Copy, without any alteration, the lines from the one that includes "Emit a web page" up to and including the one that includes "5318, 5307, 5280];".

DATA ▸
::::::
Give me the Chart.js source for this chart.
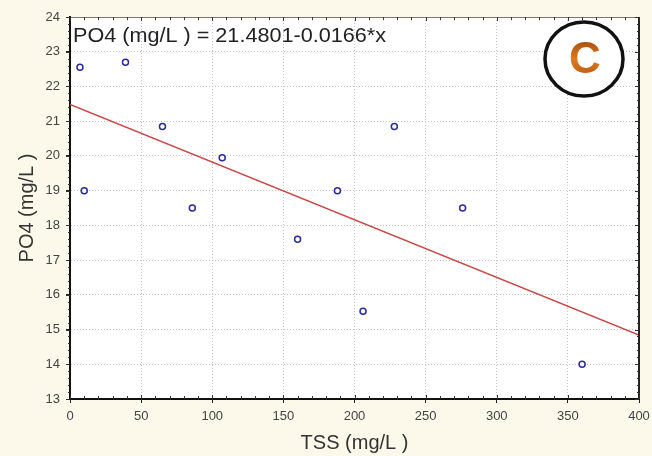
::::::
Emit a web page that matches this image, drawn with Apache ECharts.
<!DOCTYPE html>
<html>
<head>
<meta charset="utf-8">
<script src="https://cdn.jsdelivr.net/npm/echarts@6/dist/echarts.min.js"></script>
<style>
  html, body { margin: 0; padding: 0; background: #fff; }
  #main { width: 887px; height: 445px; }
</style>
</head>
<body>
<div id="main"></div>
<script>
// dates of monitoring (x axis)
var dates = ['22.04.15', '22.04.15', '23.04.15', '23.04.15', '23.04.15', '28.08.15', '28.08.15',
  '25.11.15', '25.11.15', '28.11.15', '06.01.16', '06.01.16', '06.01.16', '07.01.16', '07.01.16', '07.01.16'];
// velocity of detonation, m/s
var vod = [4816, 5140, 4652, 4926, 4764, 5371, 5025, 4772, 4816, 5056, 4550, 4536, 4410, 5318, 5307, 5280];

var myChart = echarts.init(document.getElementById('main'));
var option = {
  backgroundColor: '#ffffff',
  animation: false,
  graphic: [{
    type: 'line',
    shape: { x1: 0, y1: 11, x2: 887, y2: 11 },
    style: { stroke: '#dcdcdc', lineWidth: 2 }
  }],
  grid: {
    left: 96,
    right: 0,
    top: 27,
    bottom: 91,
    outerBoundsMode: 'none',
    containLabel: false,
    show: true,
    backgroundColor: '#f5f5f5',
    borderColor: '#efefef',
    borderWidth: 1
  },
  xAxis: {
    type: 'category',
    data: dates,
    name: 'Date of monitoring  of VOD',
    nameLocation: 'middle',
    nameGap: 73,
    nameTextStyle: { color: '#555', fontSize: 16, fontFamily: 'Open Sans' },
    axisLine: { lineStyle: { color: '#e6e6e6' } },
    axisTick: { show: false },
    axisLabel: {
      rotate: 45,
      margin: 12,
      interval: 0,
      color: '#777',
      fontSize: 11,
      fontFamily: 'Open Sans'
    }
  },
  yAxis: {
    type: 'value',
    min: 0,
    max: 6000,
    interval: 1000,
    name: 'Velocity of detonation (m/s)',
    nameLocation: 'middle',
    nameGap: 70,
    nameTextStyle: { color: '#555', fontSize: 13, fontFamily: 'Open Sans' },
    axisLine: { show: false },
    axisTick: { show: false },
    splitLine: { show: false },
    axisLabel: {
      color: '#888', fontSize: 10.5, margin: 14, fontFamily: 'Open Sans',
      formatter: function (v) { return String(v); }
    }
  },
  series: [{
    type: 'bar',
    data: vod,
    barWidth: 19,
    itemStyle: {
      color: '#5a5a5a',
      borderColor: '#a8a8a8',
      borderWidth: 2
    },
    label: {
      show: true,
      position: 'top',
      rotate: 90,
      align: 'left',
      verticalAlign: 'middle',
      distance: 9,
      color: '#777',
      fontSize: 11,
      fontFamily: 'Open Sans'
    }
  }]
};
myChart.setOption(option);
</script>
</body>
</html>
::::::
WRITTEN ANSWER ▸
Emit a web page that matches this image, drawn with Apache ECharts.
<!DOCTYPE html>
<html>
<head>
<meta charset="utf-8">
<script src="https://cdn.jsdelivr.net/npm/echarts@6/dist/echarts.min.js"></script>
<style>
  html, body { margin: 0; padding: 0; background: #fff; }
  #main { width: 887px; height: 445px; }
</style>
</head>
<body>
<div id="main"></div>
<script>
// dates of monitoring (x axis)
var dates = ['22.04.15', '22.04.15', '23.04.15', '23.04.15', '23.04.15', '28.08.15', '28.08.15',
  '25.11.15', '25.11.15', '28.11.15', '06.01.16', '06.01.16', '06.01.16', '07.01.16', '07.01.16', '07.01.16'];
// velocity of detonation, m/s
var vod = [4816, 5140, 4652, 4926, 4764, 5371, 5025, 4772, 4816, 5056, 4550, 4536, 4410, 5318, 5307, 5280];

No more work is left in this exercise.